La piste d’une TVA sociale avait également été portée par l’Union centriste au Sénat lors des débats budgétaires de l’automne, sans que cette idée ne fasse l’unanimité au sein de ce groupe allié des Républicains. Le sénateur Michel Canévet avait soutenu en vain le relèvement d’un ou deux points du taux normal de TVA, actuellement fixé à 20 %, excluant donc les produits de première nécessité (taxés au taux réduit de 5,5 %). « Si l’on souhaite augmenter les impôts dans le but de réduire le déficit public, la priorité doit être donnée aux impôts pour lesquels l’impact récessif est le plus limité », avait-il notamment défendu. Les centristes estimaient que la TVA sociale était également une façon de limiter les mesures fiscales visant les entreprises et donc la création d’emplois. Les amendements n’ont pas été adoptés par le Sénat, pas plus qu’ils n’ont reçu de soutien du gouvernement Barnier.
En février, la ministre des Comptes publics suggérait un référendum sur l’équilibre entre cotisations et impôts
En revanche, le diagnostic posé par Emmanuel Macron, celui d’une « société qui vieillit », ce qui bouleversera les dépenses et les recettes de la Sécurité sociale, est partagé depuis plusieurs mois par le gouvernement. Le 17 février, lors de la fin des débats sur le budget de la Sécurité sociale, la ministre du Travail et des Solidarités, Catherine Vautrin avait considéré que le « virage démographique actuel » mettait « à l’épreuve la soutenabilité de notre système ».
La ministre des Comptes publics, Amélie de Montchalin avait estimé quant à elle que le débat sur de nouvelles recettes, ou l’équilibre entre impôts et cotisations était « légitime » et « d’ores et déjà engagé » au Parlement. Ce matin, sur RMC, elle a répété que ce sujet « méritait d’être ouvert » mais que le gouvernement n’agirait pas « seul dans son coin ».
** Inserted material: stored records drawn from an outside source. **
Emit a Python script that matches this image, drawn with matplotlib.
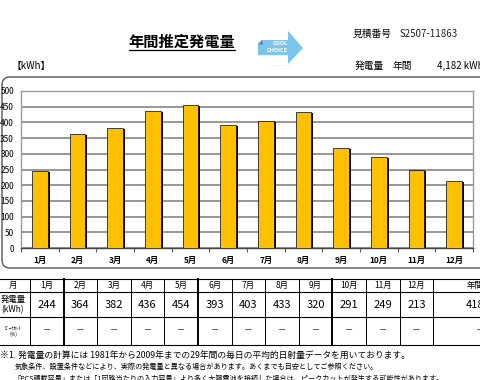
import matplotlib
matplotlib.use('Agg')
import matplotlib.pyplot as plt
import matplotlib.transforms as mtrans
from matplotlib.patches import FancyBboxPatch, Polygon
import numpy as np

plt.rcParams['font.family'] = ['Noto Sans CJK JP', 'DejaVu Sans']

# ---------------------------------------------------------------------------
# data
# ---------------------------------------------------------------------------
months = ['1月', '2月', '3月', '4月', '5月', '6月',
          '7月', '8月', '9月', '10月', '11月', '12月']
output_kwh = [244, 364, 382, 436, 454, 393, 403, 433, 320, 291, 249, 213]
annual_total = 4182
peak_cut = ['－'] * 12
annual_peak_cut = '－'
y_ticks = [0, 50, 100, 150, 200, 250, 300, 350, 400, 450, 500]
quote_no = 'S2507-11863'
annual_text = '4,182 kWh'
notes = [
    '※1. 発電量の計算には 1981年から2009年までの29年間の毎日の平均的日射量データを用いております。',
    '気象条件、設置条件などにより、実際の発電量と異なる場合があります。あくまでも目安としてご参照ください。',
    '「PCS積載容量」または「1回路当たりの入力容量」より多く太陽電池を接続した場合は、ピークカットが発生する可能性があります。',
]

# ---------------------------------------------------------------------------
# page layout (pixels)
# ---------------------------------------------------------------------------
W, H = 480, 380
fig = plt.figure(figsize=(4.8, 3.8), dpi=100)
fig.patch.set_facecolor('white')

bg = fig.add_axes([0, 0, 1, 1])
bg.set_xlim(0, W)
bg.set_ylim(H, 0)
bg.axis('off')

# header
bg.text(182, 42, '年間推定発電量', fontsize=11, fontweight='bold',
        ha='center', va='center')
bg.plot([129, 235], [50, 50], color='black', lw=0.9)
bg.text(353, 34, '見積番号', fontsize=7, va='center')
bg.text(400, 34, quote_no, fontsize=7, va='center', color='#222222')
bg.text(12, 66, '【kWh】', fontsize=7, va='center')
bg.text(355, 66, '発電量', fontsize=7, va='center')
bg.text(393, 66, '年間', fontsize=7, va='center')
bg.text(437, 66, annual_text, fontsize=7, va='center')

# COOL CHOICE logo
logo = Polygon([(262, 40), (288, 40), (288, 31), (303, 48), (288, 64),
                (288, 55), (258, 55), (258, 44)],
               closed=True, facecolor='#7cc4ea', edgecolor='none')
bg.add_patch(logo)
bg.add_patch(Polygon([(258, 44), (262, 40), (263, 45)], closed=True,
                     facecolor='#3a8fc8', edgecolor='none'))
bg.text(280, 43.5, 'COOL', fontsize=4, color='white', fontweight='bold',
        ha='center', va='center')
bg.text(277, 51, 'CHOICE', fontsize=4, color='white', fontweight='bold',
        ha='center', va='center')
bg.text(281, 66, '･･･････ ･･････', fontsize=2.5, color='#9ab8cc',
        ha='center', va='center')

# rounded frame around the chart
bg.add_patch(FancyBboxPatch((2, 77), 520, 191,
                            boxstyle='round,pad=0,rounding_size=8',
                            facecolor='none', edgecolor='#555555', lw=1.0))

# ---------------------------------------------------------------------------
# bar chart
# ---------------------------------------------------------------------------
ax = fig.add_axes([21 / W, 1 - 248 / H, 452 / W, 157 / H])
ax.set_facecolor('white')
x = np.arange(len(months))
shadow = mtrans.offset_copy(ax.transData, fig=fig, x=2, y=-1, units='dots')
ax.bar(x, output_kwh, width=0.42, color='black', transform=shadow, zorder=2)
ax.bar(x, output_kwh, width=0.42, color='#ffc000', edgecolor='black',
       linewidth=0.5, zorder=3)

ax.set_xlim(-0.5, len(months) - 0.5)
ax.set_ylim(0, 500)
ax.set_yticks(y_ticks)
ax.set_yticklabels([str(v) for v in y_ticks], fontsize=6)
ax.set_xticks(x)
ax.set_xticklabels(months, fontsize=6, fontweight='bold')
ax.set_xticks(np.arange(-0.5, len(months)), minor=True)
ax.tick_params(axis='x', which='major', length=0, pad=6)
ax.tick_params(axis='x', which='minor', length=3, color='#555555', width=0.8)
ax.tick_params(axis='y', length=0, pad=5)
ax.grid(axis='y', color='#8f8f8f', lw=1.3, zorder=0)
ax.set_axisbelow(True)
for side in ['top', 'right', 'left']:
    ax.spines[side].set_color('#9a9a9a')
    ax.spines[side].set_linewidth(1.0)
ax.spines['bottom'].set_color('#444444')
ax.spines['bottom'].set_linewidth(1.0)

# ---------------------------------------------------------------------------
# table below the chart
# ---------------------------------------------------------------------------
col_edges = [-4, 30] + list(30 + 33.6 * np.arange(1, 13)) + [520]
row_edges = [279, 292, 317, 345]
thick_cols = {2, 6, 10}

for i, xe in enumerate(col_edges[1:-1], start=1):
    bg.plot([xe, xe], [row_edges[0], row_edges[-1]], color='black',
            lw=1.4 if i in thick_cols else 0.7)
for ye in row_edges:
    bg.plot([0, W], [ye, ye], color='black', lw=0.8)

centers = [(a + b) / 2 for a, b in zip(col_edges[:-1], col_edges[1:])]
row_mid = [(a + b) / 2 for a, b in zip(row_edges[:-1], row_edges[1:])]

bg.text(centers[0], row_mid[0], '月', fontsize=6, ha='center', va='center')
bg.text(centers[0], row_mid[1], '発電量\n(kWh)', fontsize=6, ha='center',
        va='center', linespacing=1.1)
bg.text(centers[0], row_mid[2], 'ﾋﾟｰｸｶｯﾄ\n(%)', fontsize=3.5, ha='center',
        va='center', linespacing=1.4)
for i, m in enumerate(months):
    c = centers[i + 1]
    bg.text(c, row_mid[0], m, fontsize=6, ha='center', va='center')
    bg.text(c, row_mid[1], str(output_kwh[i]), fontsize=8, ha='center',
            va='center')
    bg.text(c, row_mid[2], peak_cut[i], fontsize=6, ha='center',
            va='center', color='#333333')
bg.text(467, row_mid[0], '年間', fontsize=6, va='center')
bg.text(466, row_mid[1], str(annual_total), fontsize=8, va='center')
bg.text(476, row_mid[2], annual_peak_cut, fontsize=6, va='center',
        color='#333333')

# footnotes
note_x = [0, 15, 13]
note_size = [6.3, 5.1, 5.1]
for k, line in enumerate(notes):
    bg.text(note_x[k], 355 + 12 * k, line, fontsize=note_size[k],
            va='center')

fig.savefig('out.png', dpi=100)
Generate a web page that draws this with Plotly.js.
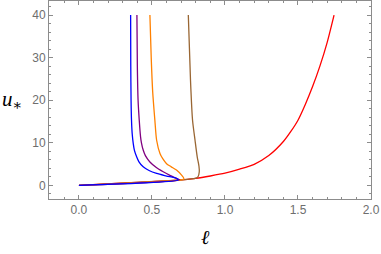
<!DOCTYPE html>
<html>
<head>
<meta charset="utf-8">
<script src="https://cdn.plot.ly/plotly-3.0.1.min.js"></script>
<style>html,body{margin:0;padding:0;background:#fff;}#chart{width:381px;height:254px;}</style>
</head>
<body>
<div id="chart"></div>
<script>
// Data
const redL    = [0, 0.35, 0.68, 0.8, 0.9, 1.0, 1.1, 1.2, 1.3, 1.4, 1.45, 1.5, 1.55, 1.6, 1.65, 1.7, 1.747];
const redU    = [0, 0.62, 1.24, 1.65, 2.2, 2.85, 3.8, 4.95, 7.0, 10.3, 12.6, 15.3, 19.0, 23.2, 28.0, 33.6, 40];

const brownL  = [0, 0.68, 0.74, 0.795, 0.815, 0.824, 0.822, 0.81, 0.795, 0.778, 0.764, 0.749];
const brownU  = [0, 1.24, 1.42, 1.64, 2.0, 3.2, 4.5, 6.7, 10.6, 15.3, 24.7, 40];

const orangeL = [0, 0.715, 0.719, 0.703, 0.668, 0.63, 0.6, 0.575, 0.555, 0.532, 0.52, 0.505, 0.495, 0.486];
const orangeU = [0, 1.4, 1.6, 2.4, 3.6, 4.4, 5.1, 6.2, 7.5, 10.6, 15.3, 22, 30, 40];

const purpleL = [0, 0.69, 0.668, 0.62, 0.577, 0.53, 0.486, 0.455, 0.44, 0.428, 0.422, 0.413, 0.405, 0.4, 0.397];
const purpleU = [0, 1.3, 1.64, 2.4, 3.2, 4.2, 5.5, 7.0, 8.3, 10, 11.4, 15.3, 20, 28, 40];

const blueL   = [0, 0.68, 0.668, 0.6, 0.532, 0.48, 0.44, 0.41, 0.395, 0.38, 0.372, 0.365, 0.36, 0.357, 0.355, 0.354];
const blueU   = [0, 1.24, 1.64, 2.2, 2.8, 3.5, 4.35, 5.6, 6.7, 8.2, 9.8, 12, 15.3, 20, 28, 40];

const xTicks = [0, 0.5, 1, 1.5, 2];
const xTickText = ["0.0", "0.5", "1.0", "1.5", "2.0"];
const yTicks = [0, 10, 20, 30, 40];

function tr(x, y, c) {
  return {x: x, y: y, mode: 'lines', line: {color: c, width: 1.3, shape: 'spline', smoothing: 0.7},
          hoverinfo: 'skip', showlegend: false};
}

const data = [
  tr(redL, redU, '#ff0000'),
  tr(brownL, brownU, '#996633'),
  tr(orangeL, orangeU, '#ff8000'),
  tr(purpleL, purpleU, '#800080'),
  tr(blueL, blueU, '#0000ff')
];

const axisCommon = {
  showgrid: false, zeroline: false, showline: true, linecolor: '#8c8c8c', linewidth: 1,
  mirror: 'ticks', ticks: 'inside', ticklen: 4, tickcolor: '#8c8c8c', tickwidth: 1,
  tickfont: {family: 'Liberation Sans, Arial, sans-serif', size: 12, color: '#6e6e6e'}
};

const layout = {
  width: 381, height: 254,
  margin: {l: 49, r: 10, t: 1, b: 55},
  paper_bgcolor: '#fff', plot_bgcolor: '#fff',
  xaxis: Object.assign({}, axisCommon, {
    range: [-0.205, 2.0], tickmode: 'array', tickvals: xTicks, ticktext: xTickText,
    minor: {ticks: 'inside', dtick: 0.1, ticklen: 2, tickcolor: '#8c8c8c'}
  }),
  yaxis: Object.assign({}, axisCommon, {
    range: [-3.2, 43.3], tickmode: 'array', tickvals: yTicks,
    minor: {ticks: 'inside', dtick: 2, ticklen: 2, tickcolor: '#8c8c8c'}
  }),
  annotations: [
    {text: '<i>u</i><sub>∗</sub>', xref: 'paper', yref: 'y', x: -0.115, y: 20,
     xanchor: 'center', yanchor: 'middle', showarrow: false,
     font: {family: 'Liberation Serif, DejaVu Serif, serif', size: 21, color: '#000'}},
    {text: '<i>ℓ</i>', xref: 'x', yref: 'paper', x: 0.87, y: -0.19,
     xanchor: 'center', yanchor: 'middle', showarrow: false,
     font: {family: 'Liberation Serif, DejaVu Serif, serif', size: 20, color: '#000'}}
  ]
};

Plotly.newPlot('chart', data, layout, {staticPlot: true, displayModeBar: false});
</script>
</body>
</html>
En février, elle avait déclaré qu’un référendum était un « bon outil » afin de poser la question d’un élargissement de « la base de financement des politiques sociales dans notre pays ». Emmanuel Macron a cependant évacué toute consultation sur le sujet des finances publiques. « La fiscalité et le budget, ce sont les compétences du Parlement, ce n’est pas un objet de référendum », a-t-il rappelé hier soir.